Copy each line of the data below exactly, leaving out pictures.

*GIVEN INFORMATION:*
______

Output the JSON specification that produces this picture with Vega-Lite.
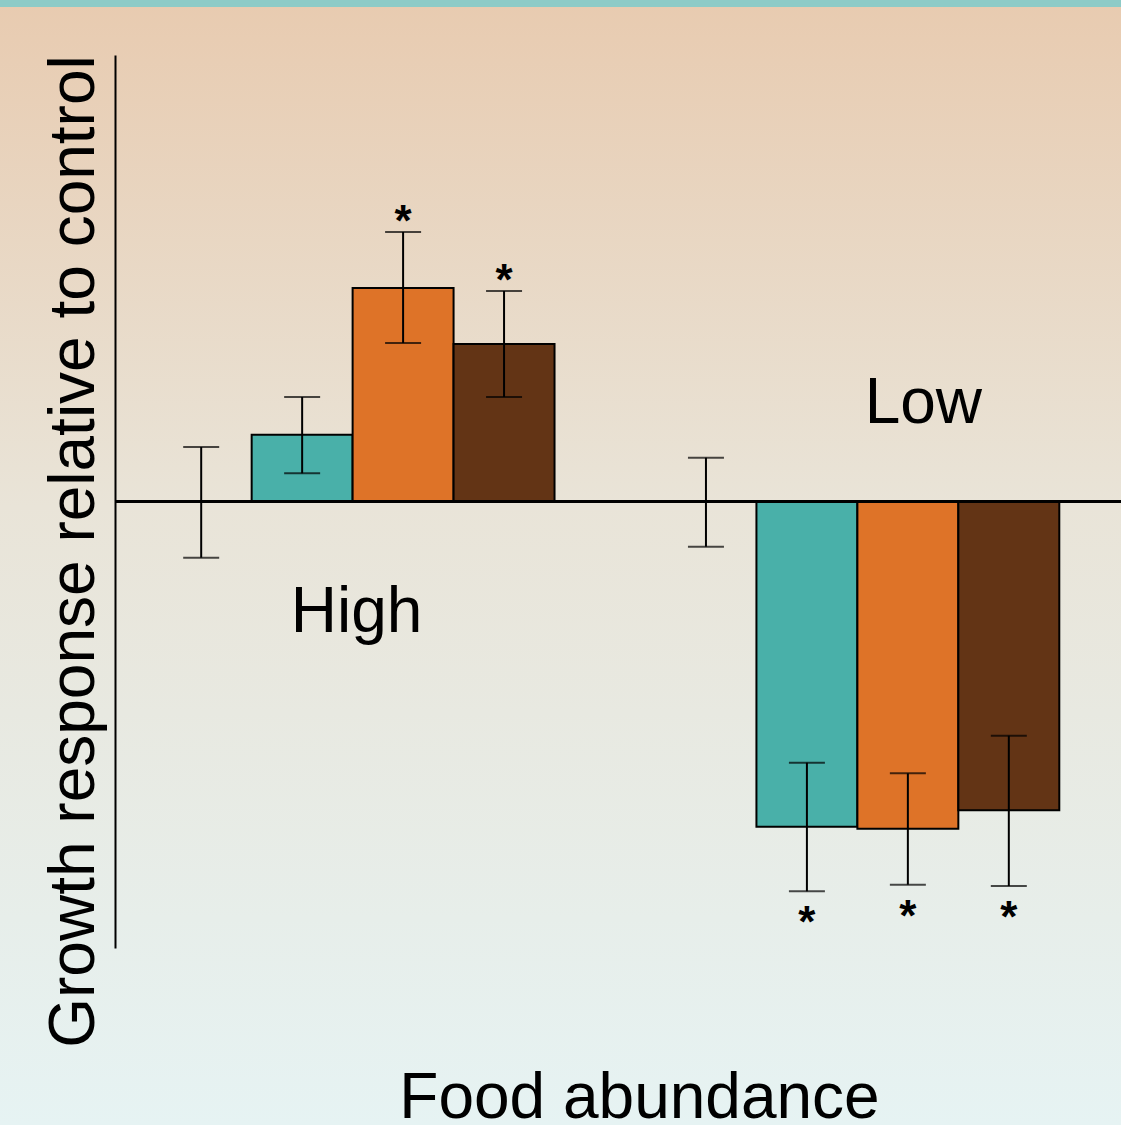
{
  "$schema": "https://vega.github.io/schema/vega-lite/v6.json",
  "width": 1121,
  "height": 1125,
  "padding": 0,
  "autosize": {"type": "none"},
  "config": {"view": {"stroke": null}, "font": "Liberation Sans"},
  "data": {"values": [
    {"food": "High", "treatment": "Control", "value": 0, "lo": -0.567, "hi": 0.54, "sig": ""},
    {"food": "High", "treatment": "Treatment 1", "value": 0.663, "lo": 0.277, "hi": 1.04, "sig": ""},
    {"food": "High", "treatment": "Treatment 2", "value": 2.13, "lo": 1.58, "hi": 2.69, "sig": "*"},
    {"food": "High", "treatment": "Treatment 3", "value": 1.57, "lo": 1.04, "hi": 2.10, "sig": "*"},
    {"food": "Low", "treatment": "Control", "value": 0, "lo": -0.457, "hi": 0.433, "sig": ""},
    {"food": "Low", "treatment": "Treatment 1", "value": -3.257, "lo": -3.903, "hi": -2.617, "sig": "*"},
    {"food": "Low", "treatment": "Treatment 2", "value": -3.277, "lo": -3.837, "hi": -2.723, "sig": "*"},
    {"food": "Low", "treatment": "Treatment 3", "value": -3.093, "lo": -3.85, "hi": -2.347, "sig": "*"}
  ]},
  "layer": [
    {
      "data": {"values": [{"bg": 1}]},
      "mark": {"type": "rect", "fill": {"gradient": "linear", "x1": 0, "y1": 0, "x2": 0, "y2": 1, "stops": [
        {"offset": 0, "color": "#E8CBB0"},
        {"offset": 0.45, "color": "#E9E4D8"},
        {"offset": 1, "color": "#E6F3F3"}
      ]}},
      "encoding": {
        "x": {"value": 0},
        "x2": {"value": "width"},
        "y": {"value": 0},
        "y2": {"value": "height"}
      }
    },
    {
      "data": {"values": [{"bg": 1}]},
      "mark": {"type": "rect", "fill": "#8DCBC7"},
      "encoding": {
        "x": {"value": 0},
        "x2": {"value": "width"},
        "y": {"datum": 5.01},
        "y2": {"datum": 4.94}
      }
    },
    {
      "transform": [{"filter": "datum.treatment != 'Control'"}],
      "mark": {"type": "bar", "stroke": "black", "strokeWidth": 2},
      "encoding": {
        "x": {
          "field": "food", "type": "nominal",
          "scale": {"domain": ["High", "Low"], "range": [115, 1121], "paddingInner": 0.2, "paddingOuter": 0.0965, "align": 0.3666},
          "axis": {
            "orient": "bottom", "domain": false, "ticks": false, "labels": false, "grid": false,
            "title": "Food abundance", "titleFontSize": 64, "titleFontWeight": "normal", "titleColor": "black",
            "titleX": 639, "titleY": -8, "titleBaseline": "alphabetic", "titleAlign": "center", "zindex": 1
          }
        },
        "xOffset": {
          "field": "treatment", "type": "nominal",
          "scale": {"domain": ["Control", "Treatment 1", "Treatment 2", "Treatment 3"], "paddingInner": 0, "paddingOuter": 0}
        },
        "y": {
          "field": "value", "type": "quantitative",
          "scale": {"domain": [-4.47, 4.46], "range": [948, 55], "nice": false, "zero": false},
          "axis": {
            "orient": "left", "offset": -115, "domain": true, "domainColor": "black", "domainWidth": 2,
            "ticks": false, "labels": false, "grid": true, "values": [0], "gridColor": "black", "gridWidth": 3, "gridOpacity": 1,
            "title": "Growth response relative to control", "titleFontSize": 64, "titleFontWeight": "normal", "titleColor": "black",
            "titleX": -22, "titleY": 551, "titleBaseline": "alphabetic", "titleAlign": "center", "titleAngle": -90, "zindex": 1
          }
        },
        "y2": {"datum": 0},
        "color": {
          "field": "treatment", "type": "nominal",
          "scale": {"domain": ["Treatment 1", "Treatment 2", "Treatment 3"], "range": ["#49B0A9", "#DE7328", "#633415"]},
          "legend": null
        }
      }
    },
    {
      "mark": {"type": "rule", "color": "black", "strokeWidth": 2},
      "encoding": {
        "x": {"field": "food", "type": "nominal"},
        "xOffset": {"field": "treatment", "type": "nominal"},
        "y": {"field": "lo", "type": "quantitative"},
        "y2": {"field": "hi"}
      }
    },
    {
      "mark": {"type": "tick", "color": "black", "size": 36, "thickness": 2},
      "encoding": {
        "x": {"field": "food", "type": "nominal"},
        "xOffset": {"field": "treatment", "type": "nominal"},
        "y": {"field": "lo", "type": "quantitative"}
      }
    },
    {
      "mark": {"type": "tick", "color": "black", "size": 36, "thickness": 2},
      "encoding": {
        "x": {"field": "food", "type": "nominal"},
        "xOffset": {"field": "treatment", "type": "nominal"},
        "y": {"field": "hi", "type": "quantitative"}
      }
    },
    {
      "transform": [{"filter": "datum.sig == '*' && datum.value > 0"}],
      "mark": {"type": "text", "fontSize": 44, "fontWeight": "bold", "baseline": "alphabetic", "align": "center", "dy": 4, "color": "black"},
      "encoding": {
        "x": {"field": "food", "type": "nominal"},
        "xOffset": {"field": "treatment", "type": "nominal"},
        "y": {"field": "hi", "type": "quantitative"},
        "text": {"field": "sig"}
      }
    },
    {
      "transform": [{"filter": "datum.sig == '*' && datum.value < 0"}],
      "mark": {"type": "text", "fontSize": 44, "fontWeight": "bold", "baseline": "alphabetic", "align": "center", "dy": 46, "color": "black"},
      "encoding": {
        "x": {"field": "food", "type": "nominal"},
        "xOffset": {"field": "treatment", "type": "nominal"},
        "y": {"field": "lo", "type": "quantitative"},
        "text": {"field": "sig"}
      }
    },
    {
      "data": {"values": [{"label": "High"}]},
      "mark": {"type": "text", "fontSize": 64, "baseline": "alphabetic", "align": "center", "dx": 4, "color": "black"},
      "encoding": {
        "x": {"datum": "High"},
        "y": {"datum": -1.31},
        "text": {"field": "label"}
      }
    },
    {
      "data": {"values": [{"label": "Low"}]},
      "mark": {"type": "text", "fontSize": 64, "baseline": "alphabetic", "align": "center", "dx": 66, "color": "black"},
      "encoding": {
        "x": {"datum": "Low"},
        "y": {"datum": 0.78},
        "text": {"field": "label"}
      }
    }
  ]
}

______

*FINAL RESULT:*
Output the JSON specification that produces this picture with Vega-Lite.
{
  "$schema": "https://vega.github.io/schema/vega-lite/v6.json",
  "width": 1121,
  "height": 1125,
  "padding": 0,
  "autosize": {"type": "none"},
  "config": {"view": {"stroke": null}, "font": "Liberation Sans"},
  "data": {"values": [
    {"food": "High", "treatment": "Control", "value": 0, "lo": -0.567, "hi": 0.54, "sig": ""},
    {"food": "High", "treatment": "Treatment 1", "value": 0.663, "lo": 0.277, "hi": 1.04, "sig": ""},
    {"food": "High", "treatment": "Treatment 2", "value": 2.13, "lo": 1.58, "hi": 2.69, "sig": "*"},
    {"food": "High", "treatment": "Treatment 3", "value": 1.57, "lo": 1.04, "hi": 2.10, "sig": "*"},
    {"food": "Low", "treatment": "Control", "value": 0, "lo": -0.457, "hi": 0.433, "sig": ""},
    {"food": "Low", "treatment": "Treatment 1", "value": -3.257, "lo": -3.903, "hi": -2.617, "sig": "*"},
    {"food": "Low", "treatment": "Treatment 2", "value": -3.277, "lo": -3.837, "hi": -2.723, "sig": "*"},
    {"food": "Low", "treatment": "Treatment 3", "value": -3.093, "lo": -3.85, "hi": -2.347, "sig": "*"}
  ]},
  "layer": [
    {
      "data": {"values": [{"bg": 1}]},
      "mark": {"type": "rect", "fill": {"gradient": "linear", "x1": 0, "y1": 0, "x2": 0, "y2": 1, "stops": [
        {"offset": 0, "color": "#E8CBB0"},
        {"offset": 0.45, "color": "#E9E4D8"},
        {"offset": 1, "color": "#E6F3F3"}
      ]}},
      "encoding": {
        "x": {"value": 0},
        "x2": {"value": "width"},
        "y": {"value": 0},
        "y2": {"value": "height"}
      }
    },
    {
      "data": {"values": [{"bg": 1}]},
      "mark": {"type": "rect", "fill": "#8DCBC7"},
      "encoding": {
        "x": {"value": 0},
        "x2": {"value": "width"},
        "y": {"datum": 5.01},
        "y2": {"datum": 4.94}
      }
    },
    {
      "transform": [{"filter": "datum.treatment != 'Control'"}],
      "mark": {"type": "bar", "stroke": "black", "strokeWidth": 2},
      "encoding": {
        "x": {
          "field": "food", "type": "nominal",
          "scale": {"domain": ["High", "Low"], "range": [115, 1121], "paddingInner": 0.2, "paddingOuter": 0.0965, "align": 0.3666},
          "axis": {
            "orient": "bottom", "domain": false, "ticks": false, "labels": false, "grid": false,
            "title": "Food abundance", "titleFontSize": 64, "titleFontWeight": "normal", "titleColor": "black",
            "titleX": 639, "titleY": -8, "titleBaseline": "alphabetic", "titleAlign": "center", "zindex": 1
          }
        },
        "xOffset": {
          "field": "treatment", "type": "nominal",
          "scale": {"domain": ["Control", "Treatment 1", "Treatment 2", "Treatment 3"], "paddingInner": 0, "paddingOuter": 0}
        },
        "y": {
          "field": "value", "type": "quantitative",
          "scale": {"domain": [-4.47, 4.46], "range": [948, 55], "nice": false, "zero": false},
          "axis": {
            "orient": "left", "offset": -115, "domain": true, "domainColor": "black", "domainWidth": 2,
            "ticks": false, "labels": false, "grid": true, "values": [0], "gridColor": "black", "gridWidth": 3, "gridOpacity": 1,
            "title": "Growth response relative to control", "titleFontSize": 64, "titleFontWeight": "normal", "titleColor": "black",
            "titleX": -22, "titleY": 551, "titleBaseline": "alphabetic", "titleAlign": "center", "titleAngle": -90, "zindex": 1
          }
        },
        "y2": {"datum": 0},
        "color": {
          "field": "treatment", "type": "nominal",
          "scale": {"domain": ["Treatment 1", "Treatment 2", "Treatment 3"], "range": ["#49B0A9", "#DE7328", "#633415"]},
          "legend": null
        }
      }
    },
    {
      "mark": {"type": "rule", "color": "black", "strokeWidth": 2},
      "encoding": {
        "x": {"field": "food", "type": "nominal"},
        "xOffset": {"field": "treatment", "type": "nominal"},
        "y": {"field": "lo", "type": "quantitative"},
        "y2": {"field": "hi"}
      }
    },
    {
      "mark": {"type": "tick", "color": "black", "size": 36, "thickness": 2},
      "encoding": {
        "x": {"field": "food", "type": "nominal"},
        "xOffset": {"field": "treatment", "type": "nominal"},
        "y": {"field": "lo", "type": "quantitative"}
      }
    },
    {
      "mark": {"type": "tick", "color": "black", "size": 36, "thickness": 2},
      "encoding": {
        "x": {"field": "food", "type": "nominal"},
        "xOffset": {"field": "treatment", "type": "nominal"},
        "y": {"field": "hi", "type": "quantitative"}
      }
    },
    {
      "transform": [{"filter": "datum.sig == '*' && datum.value > 0"}],
      "mark": {"type": "text", "fontSize": 44, "fontWeight": "bold", "baseline": "alphabetic", "align": "center", "dy": 4, "color": "black"},
      "encoding": {
        "x": {"field": "food", "type": "nominal"},
        "xOffset": {"field": "treatment", "type": "nominal"},
        "y": {"field": "hi", "type": "quantitative"},
        "text": {"field": "sig"}
      }
    },
    {
      "transform": [{"filter": "datum.sig == '*' && datum.value < 0"}],
      "mark": {"type": "text", "fontSize": 44, "fontWeight": "bold", "baseline": "alphabetic", "align": "center", "dy": 46, "color": "black"},
      "encoding": {
        "x": {"field": "food", "type": "nominal"},
        "xOffset": {"field": "treatment", "type": "nominal"},
        "y": {"field": "lo", "type": "quantitative"},
        "text": {"field": "sig"}
      }
    },
    {
      "data": {"values": [{"label": "High"}]},
      "mark": {"type": "text", "fontSize": 64, "baseline": "alphabetic", "align": "center", "dx": 4, "color": "black"},
      "encoding": {
        "x": {"datum": "High"},
        "y": {"datum": -1.31},
        "text": {"field": "label"}
      }
    },
    {
      "data": {"values": [{"label": "Low"}]},
      "mark": {"type": "text", "fontSize": 64, "baseline": "alphabetic", "align": "center", "dx": 66, "color": "black"},
      "encoding": {
        "x": {"datum": "Low"},
        "y": {"datum": 0.78},
        "text": {"field": "label"}
      }
    }
  ]
}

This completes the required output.